***** DATA SUPPLIED
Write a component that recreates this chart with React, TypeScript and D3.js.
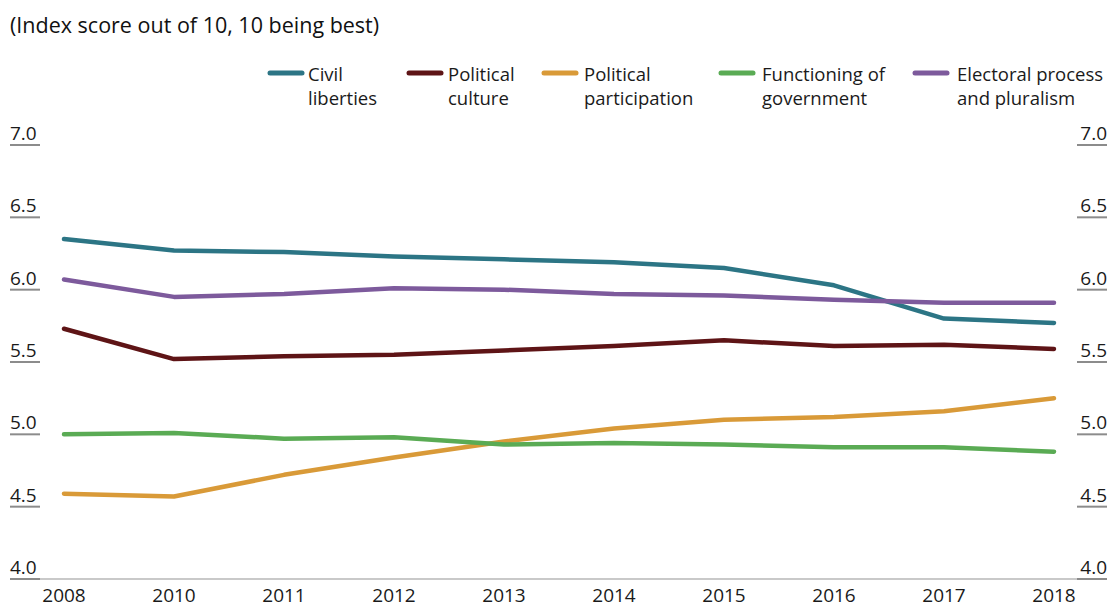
**********
***** DATA SUPPLIED
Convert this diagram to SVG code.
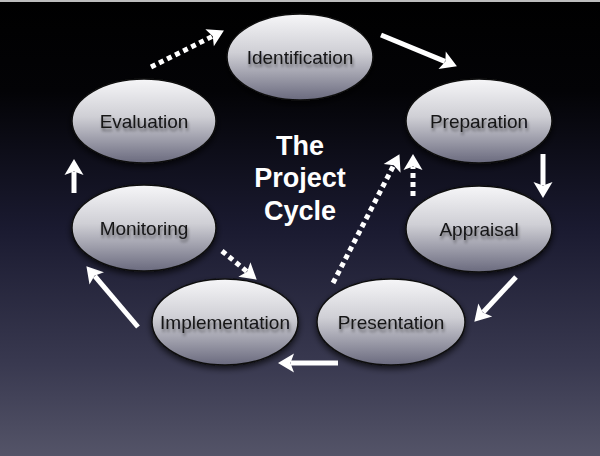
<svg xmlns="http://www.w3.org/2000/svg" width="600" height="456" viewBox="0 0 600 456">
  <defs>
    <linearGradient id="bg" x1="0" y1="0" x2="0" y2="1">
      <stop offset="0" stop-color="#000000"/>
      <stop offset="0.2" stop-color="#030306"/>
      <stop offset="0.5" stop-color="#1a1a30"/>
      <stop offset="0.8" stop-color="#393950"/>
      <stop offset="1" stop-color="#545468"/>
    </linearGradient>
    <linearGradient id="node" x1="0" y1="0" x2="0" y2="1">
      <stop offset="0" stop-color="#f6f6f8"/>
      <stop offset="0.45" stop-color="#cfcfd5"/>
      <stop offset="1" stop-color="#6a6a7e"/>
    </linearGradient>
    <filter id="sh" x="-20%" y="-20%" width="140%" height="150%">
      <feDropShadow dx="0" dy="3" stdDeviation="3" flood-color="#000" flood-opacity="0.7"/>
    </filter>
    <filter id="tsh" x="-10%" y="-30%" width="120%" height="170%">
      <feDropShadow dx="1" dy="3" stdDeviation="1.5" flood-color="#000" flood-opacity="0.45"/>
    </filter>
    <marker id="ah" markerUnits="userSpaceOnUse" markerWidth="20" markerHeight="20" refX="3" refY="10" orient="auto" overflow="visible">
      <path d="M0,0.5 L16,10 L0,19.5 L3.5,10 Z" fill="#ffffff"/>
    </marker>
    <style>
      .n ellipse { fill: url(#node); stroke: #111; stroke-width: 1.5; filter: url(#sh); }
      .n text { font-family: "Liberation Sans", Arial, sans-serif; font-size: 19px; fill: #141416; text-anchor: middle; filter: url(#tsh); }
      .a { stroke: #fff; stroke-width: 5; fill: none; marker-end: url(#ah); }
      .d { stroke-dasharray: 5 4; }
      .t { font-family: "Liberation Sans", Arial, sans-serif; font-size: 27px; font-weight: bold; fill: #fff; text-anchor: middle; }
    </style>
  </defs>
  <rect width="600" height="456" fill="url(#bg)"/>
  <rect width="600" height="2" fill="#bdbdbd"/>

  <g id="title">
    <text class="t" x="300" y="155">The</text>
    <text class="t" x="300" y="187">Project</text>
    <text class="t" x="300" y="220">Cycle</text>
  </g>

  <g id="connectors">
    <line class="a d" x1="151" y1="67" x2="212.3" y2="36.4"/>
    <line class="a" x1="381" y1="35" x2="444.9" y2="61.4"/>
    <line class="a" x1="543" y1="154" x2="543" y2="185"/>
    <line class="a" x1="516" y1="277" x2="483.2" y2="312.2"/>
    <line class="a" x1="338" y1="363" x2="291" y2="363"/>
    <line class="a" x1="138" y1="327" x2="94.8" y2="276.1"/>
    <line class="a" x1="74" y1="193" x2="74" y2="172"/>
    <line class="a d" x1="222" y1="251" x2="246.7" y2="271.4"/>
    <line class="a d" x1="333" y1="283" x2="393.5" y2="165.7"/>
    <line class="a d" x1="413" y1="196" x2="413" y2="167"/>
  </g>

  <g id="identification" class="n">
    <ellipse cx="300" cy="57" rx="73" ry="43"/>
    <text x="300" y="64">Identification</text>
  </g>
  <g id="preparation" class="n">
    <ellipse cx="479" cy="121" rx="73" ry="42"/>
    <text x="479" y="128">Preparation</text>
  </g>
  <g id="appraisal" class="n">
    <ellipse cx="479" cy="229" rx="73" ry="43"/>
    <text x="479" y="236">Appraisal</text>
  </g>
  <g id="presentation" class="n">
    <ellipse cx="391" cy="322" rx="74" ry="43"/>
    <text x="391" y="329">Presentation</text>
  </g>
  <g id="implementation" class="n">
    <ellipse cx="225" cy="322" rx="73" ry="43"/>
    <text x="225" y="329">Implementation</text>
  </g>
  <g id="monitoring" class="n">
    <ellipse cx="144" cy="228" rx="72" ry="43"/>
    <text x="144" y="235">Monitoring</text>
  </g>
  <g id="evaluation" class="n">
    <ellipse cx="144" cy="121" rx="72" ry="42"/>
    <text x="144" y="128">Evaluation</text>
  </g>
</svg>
**********
***** DATA SUPPLIED
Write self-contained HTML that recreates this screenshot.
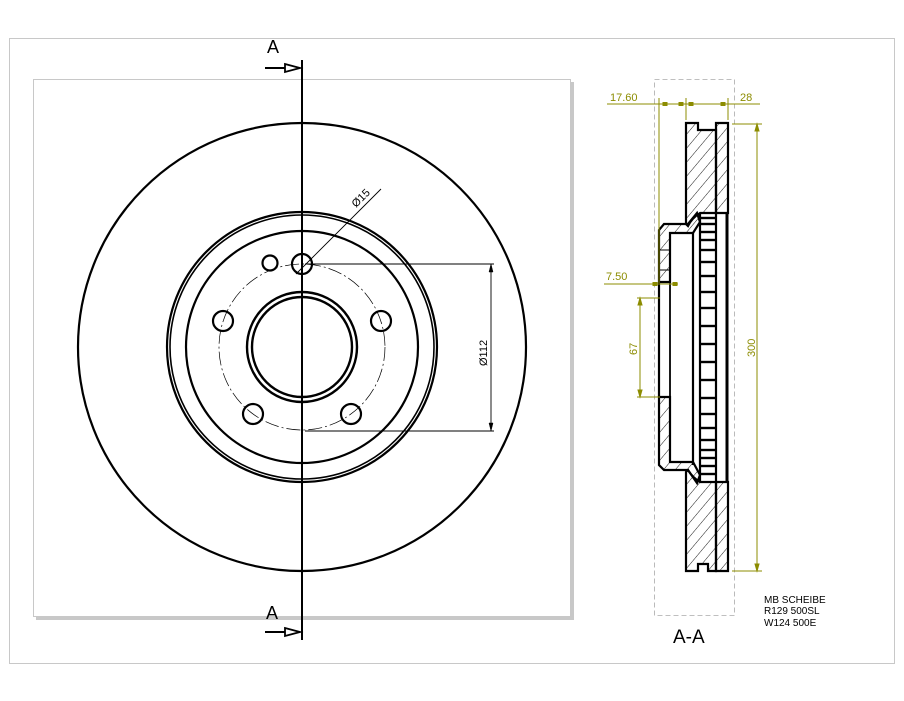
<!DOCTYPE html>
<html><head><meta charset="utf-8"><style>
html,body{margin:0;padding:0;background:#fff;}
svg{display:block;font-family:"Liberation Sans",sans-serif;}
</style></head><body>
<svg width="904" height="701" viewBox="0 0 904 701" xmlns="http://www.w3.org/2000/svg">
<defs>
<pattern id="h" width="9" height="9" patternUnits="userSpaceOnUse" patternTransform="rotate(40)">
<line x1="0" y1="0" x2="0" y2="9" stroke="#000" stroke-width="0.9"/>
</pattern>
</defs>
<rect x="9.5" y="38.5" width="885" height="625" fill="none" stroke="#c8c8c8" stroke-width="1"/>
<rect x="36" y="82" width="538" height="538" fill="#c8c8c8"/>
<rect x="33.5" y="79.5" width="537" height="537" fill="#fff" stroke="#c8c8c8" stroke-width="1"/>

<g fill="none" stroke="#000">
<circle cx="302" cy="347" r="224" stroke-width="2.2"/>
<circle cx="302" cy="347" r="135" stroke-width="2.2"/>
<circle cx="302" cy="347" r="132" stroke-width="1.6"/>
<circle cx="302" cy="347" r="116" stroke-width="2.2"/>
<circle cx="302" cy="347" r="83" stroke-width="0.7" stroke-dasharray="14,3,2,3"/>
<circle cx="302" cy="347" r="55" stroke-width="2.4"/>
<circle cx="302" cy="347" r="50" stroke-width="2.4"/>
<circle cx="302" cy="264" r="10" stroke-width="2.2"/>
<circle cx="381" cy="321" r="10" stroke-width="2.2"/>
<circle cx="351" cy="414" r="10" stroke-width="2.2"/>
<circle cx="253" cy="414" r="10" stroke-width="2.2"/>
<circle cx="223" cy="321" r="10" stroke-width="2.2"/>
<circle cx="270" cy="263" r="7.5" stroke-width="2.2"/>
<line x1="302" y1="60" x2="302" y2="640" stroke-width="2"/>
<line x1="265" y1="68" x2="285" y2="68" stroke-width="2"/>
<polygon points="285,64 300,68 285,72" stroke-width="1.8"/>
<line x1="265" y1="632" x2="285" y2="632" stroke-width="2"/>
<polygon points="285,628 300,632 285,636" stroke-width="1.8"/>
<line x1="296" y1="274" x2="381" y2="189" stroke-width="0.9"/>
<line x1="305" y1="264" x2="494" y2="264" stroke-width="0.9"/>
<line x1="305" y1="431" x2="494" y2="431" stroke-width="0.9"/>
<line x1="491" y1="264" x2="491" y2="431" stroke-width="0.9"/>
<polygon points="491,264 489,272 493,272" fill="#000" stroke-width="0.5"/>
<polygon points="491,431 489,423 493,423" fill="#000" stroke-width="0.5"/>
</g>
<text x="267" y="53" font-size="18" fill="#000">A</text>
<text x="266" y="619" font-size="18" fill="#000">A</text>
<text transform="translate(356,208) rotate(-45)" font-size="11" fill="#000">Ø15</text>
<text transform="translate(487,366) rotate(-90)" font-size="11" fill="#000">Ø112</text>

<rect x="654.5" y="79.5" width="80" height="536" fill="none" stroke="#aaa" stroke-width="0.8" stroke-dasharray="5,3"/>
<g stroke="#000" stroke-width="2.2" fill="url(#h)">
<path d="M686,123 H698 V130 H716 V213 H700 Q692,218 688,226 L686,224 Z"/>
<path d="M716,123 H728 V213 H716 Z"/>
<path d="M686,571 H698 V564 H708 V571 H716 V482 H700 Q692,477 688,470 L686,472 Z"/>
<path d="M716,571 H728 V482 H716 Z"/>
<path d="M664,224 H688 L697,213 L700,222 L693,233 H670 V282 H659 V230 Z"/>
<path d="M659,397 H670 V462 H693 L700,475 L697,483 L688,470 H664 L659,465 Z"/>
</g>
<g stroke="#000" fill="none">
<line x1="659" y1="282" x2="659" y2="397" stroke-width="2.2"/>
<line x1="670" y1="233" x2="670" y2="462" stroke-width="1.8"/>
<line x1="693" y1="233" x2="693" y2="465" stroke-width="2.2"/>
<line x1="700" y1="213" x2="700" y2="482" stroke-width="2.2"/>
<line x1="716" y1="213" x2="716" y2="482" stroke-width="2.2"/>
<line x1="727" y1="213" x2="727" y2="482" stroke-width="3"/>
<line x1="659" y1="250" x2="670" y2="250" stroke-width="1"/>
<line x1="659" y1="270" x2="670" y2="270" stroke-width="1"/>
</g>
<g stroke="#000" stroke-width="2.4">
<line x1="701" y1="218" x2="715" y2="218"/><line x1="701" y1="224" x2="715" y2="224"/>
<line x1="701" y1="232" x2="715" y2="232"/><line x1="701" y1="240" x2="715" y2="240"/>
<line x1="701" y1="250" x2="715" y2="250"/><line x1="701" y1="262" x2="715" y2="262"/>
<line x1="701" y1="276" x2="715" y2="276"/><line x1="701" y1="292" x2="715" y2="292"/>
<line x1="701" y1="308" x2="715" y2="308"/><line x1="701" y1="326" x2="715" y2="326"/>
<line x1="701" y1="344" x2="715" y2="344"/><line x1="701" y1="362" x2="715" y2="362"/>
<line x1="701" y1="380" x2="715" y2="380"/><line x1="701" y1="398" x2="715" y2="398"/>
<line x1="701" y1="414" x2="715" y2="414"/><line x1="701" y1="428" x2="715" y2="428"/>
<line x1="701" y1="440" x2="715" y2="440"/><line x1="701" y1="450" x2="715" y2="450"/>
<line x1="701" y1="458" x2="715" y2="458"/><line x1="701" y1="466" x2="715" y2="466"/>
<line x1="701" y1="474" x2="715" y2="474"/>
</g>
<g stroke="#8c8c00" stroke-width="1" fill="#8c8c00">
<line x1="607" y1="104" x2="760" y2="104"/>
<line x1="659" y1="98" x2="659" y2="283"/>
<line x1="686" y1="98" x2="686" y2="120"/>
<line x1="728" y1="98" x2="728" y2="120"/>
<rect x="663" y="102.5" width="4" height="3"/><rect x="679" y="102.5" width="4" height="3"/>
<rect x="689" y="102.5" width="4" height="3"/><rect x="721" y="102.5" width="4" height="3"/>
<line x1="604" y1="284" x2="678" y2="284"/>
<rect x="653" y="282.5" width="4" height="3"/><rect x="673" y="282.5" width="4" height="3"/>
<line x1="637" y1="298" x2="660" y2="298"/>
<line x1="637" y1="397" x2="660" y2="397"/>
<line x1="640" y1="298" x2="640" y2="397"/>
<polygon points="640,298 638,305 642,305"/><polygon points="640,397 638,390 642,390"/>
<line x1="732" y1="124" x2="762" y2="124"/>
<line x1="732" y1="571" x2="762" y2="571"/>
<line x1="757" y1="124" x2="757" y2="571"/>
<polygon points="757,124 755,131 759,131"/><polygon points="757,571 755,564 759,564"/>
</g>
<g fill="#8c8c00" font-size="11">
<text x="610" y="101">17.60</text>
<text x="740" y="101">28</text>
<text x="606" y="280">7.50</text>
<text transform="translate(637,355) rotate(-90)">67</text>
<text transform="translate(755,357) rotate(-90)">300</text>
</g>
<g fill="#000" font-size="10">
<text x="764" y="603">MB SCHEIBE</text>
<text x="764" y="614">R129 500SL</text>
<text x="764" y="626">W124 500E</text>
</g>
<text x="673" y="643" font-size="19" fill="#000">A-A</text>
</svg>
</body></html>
**********
## YOUR OBJECTIVE
Copy every line of the records above that contains "recreates".

## RESPONSE TO THE TASK
Write a component that recreates this chart with React, TypeScript and D3.js.
Write self-contained HTML that recreates this screenshot.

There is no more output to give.